◆ **TASK PROMPT**
Give the listing again character for character, but drop the images.

◆ **DATA SEGMENT**
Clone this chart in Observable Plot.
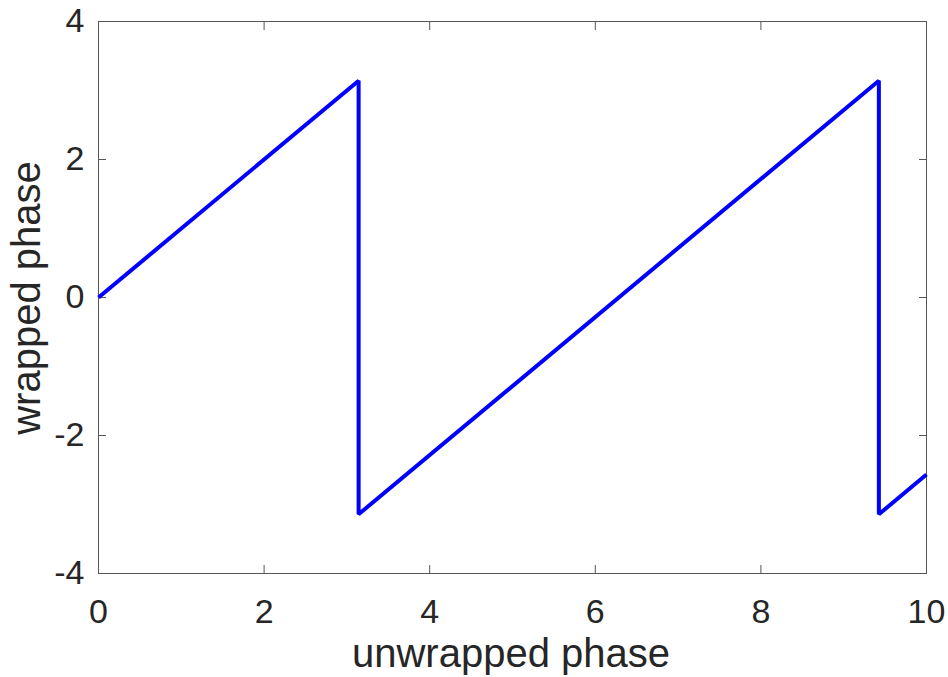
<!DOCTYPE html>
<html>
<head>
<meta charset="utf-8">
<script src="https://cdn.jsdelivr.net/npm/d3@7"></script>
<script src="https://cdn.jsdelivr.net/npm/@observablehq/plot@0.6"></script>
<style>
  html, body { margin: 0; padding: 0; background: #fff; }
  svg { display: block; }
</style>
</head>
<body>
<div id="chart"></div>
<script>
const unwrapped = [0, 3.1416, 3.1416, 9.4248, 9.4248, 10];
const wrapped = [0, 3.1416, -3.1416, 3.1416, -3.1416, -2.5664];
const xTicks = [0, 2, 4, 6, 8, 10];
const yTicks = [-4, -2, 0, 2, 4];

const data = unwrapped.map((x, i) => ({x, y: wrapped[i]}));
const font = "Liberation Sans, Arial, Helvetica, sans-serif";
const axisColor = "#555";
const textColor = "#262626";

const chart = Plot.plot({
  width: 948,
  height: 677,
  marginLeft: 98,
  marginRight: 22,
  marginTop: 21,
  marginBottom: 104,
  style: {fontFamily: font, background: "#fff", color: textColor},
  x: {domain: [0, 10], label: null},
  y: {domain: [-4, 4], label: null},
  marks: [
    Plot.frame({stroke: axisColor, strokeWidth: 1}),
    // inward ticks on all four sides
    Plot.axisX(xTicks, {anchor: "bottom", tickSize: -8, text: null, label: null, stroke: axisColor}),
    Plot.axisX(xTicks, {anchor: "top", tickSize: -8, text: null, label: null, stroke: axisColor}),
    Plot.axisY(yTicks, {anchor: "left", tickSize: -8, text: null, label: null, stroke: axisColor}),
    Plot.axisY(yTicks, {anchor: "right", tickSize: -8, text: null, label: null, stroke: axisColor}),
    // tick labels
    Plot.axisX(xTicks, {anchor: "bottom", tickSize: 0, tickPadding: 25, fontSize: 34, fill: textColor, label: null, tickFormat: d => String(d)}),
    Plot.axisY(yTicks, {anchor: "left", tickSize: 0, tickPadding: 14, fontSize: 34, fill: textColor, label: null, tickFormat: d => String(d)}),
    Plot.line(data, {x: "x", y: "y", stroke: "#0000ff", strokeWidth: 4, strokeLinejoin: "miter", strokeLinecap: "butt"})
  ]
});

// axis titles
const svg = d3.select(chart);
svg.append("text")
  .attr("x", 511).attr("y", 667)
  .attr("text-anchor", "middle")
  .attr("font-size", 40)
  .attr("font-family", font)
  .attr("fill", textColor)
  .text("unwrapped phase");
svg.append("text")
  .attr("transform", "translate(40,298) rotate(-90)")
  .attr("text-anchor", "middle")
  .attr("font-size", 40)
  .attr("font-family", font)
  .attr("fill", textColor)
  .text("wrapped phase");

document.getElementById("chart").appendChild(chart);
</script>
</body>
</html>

◆ **EXERCISE RESPONSE**
Clone this chart in Observable Plot.
<!DOCTYPE html>
<html>
<head>
<meta charset="utf-8">
<script src="https://cdn.jsdelivr.net/npm/d3@7"></script>
<script src="https://cdn.jsdelivr.net/npm/@observablehq/plot@0.6"></script>
<style>
  html, body { margin: 0; padding: 0; background: #fff; }
  svg { display: block; }
</style>
</head>
<body>
<div id="chart"></div>
<script>
const unwrapped = [0, 3.1416, 3.1416, 9.4248, 9.4248, 10];
const wrapped = [0, 3.1416, -3.1416, 3.1416, -3.1416, -2.5664];
const xTicks = [0, 2, 4, 6, 8, 10];
const yTicks = [-4, -2, 0, 2, 4];

const data = unwrapped.map((x, i) => ({x, y: wrapped[i]}));
const font = "Liberation Sans, Arial, Helvetica, sans-serif";
const axisColor = "#555";
const textColor = "#262626";

const chart = Plot.plot({
  width: 948,
  height: 677,
  marginLeft: 98,
  marginRight: 22,
  marginTop: 21,
  marginBottom: 104,
  style: {fontFamily: font, background: "#fff", color: textColor},
  x: {domain: [0, 10], label: null},
  y: {domain: [-4, 4], label: null},
  marks: [
    Plot.frame({stroke: axisColor, strokeWidth: 1}),
    // inward ticks on all four sides
    Plot.axisX(xTicks, {anchor: "bottom", tickSize: -8, text: null, label: null, stroke: axisColor}),
    Plot.axisX(xTicks, {anchor: "top", tickSize: -8, text: null, label: null, stroke: axisColor}),
    Plot.axisY(yTicks, {anchor: "left", tickSize: -8, text: null, label: null, stroke: axisColor}),
    Plot.axisY(yTicks, {anchor: "right", tickSize: -8, text: null, label: null, stroke: axisColor}),
    // tick labels
    Plot.axisX(xTicks, {anchor: "bottom", tickSize: 0, tickPadding: 25, fontSize: 34, fill: textColor, label: null, tickFormat: d => String(d)}),
    Plot.axisY(yTicks, {anchor: "left", tickSize: 0, tickPadding: 14, fontSize: 34, fill: textColor, label: null, tickFormat: d => String(d)}),
    Plot.line(data, {x: "x", y: "y", stroke: "#0000ff", strokeWidth: 4, strokeLinejoin: "miter", strokeLinecap: "butt"})
  ]
});

// axis titles
const svg = d3.select(chart);
svg.append("text")
  .attr("x", 511).attr("y", 667)
  .attr("text-anchor", "middle")
  .attr("font-size", 40)
  .attr("font-family", font)
  .attr("fill", textColor)
  .text("unwrapped phase");
svg.append("text")
  .attr("transform", "translate(40,298) rotate(-90)")
  .attr("text-anchor", "middle")
  .attr("font-size", 40)
  .attr("font-family", font)
  .attr("fill", textColor)
  .text("wrapped phase");

document.getElementById("chart").appendChild(chart);
</script>
</body>
</html>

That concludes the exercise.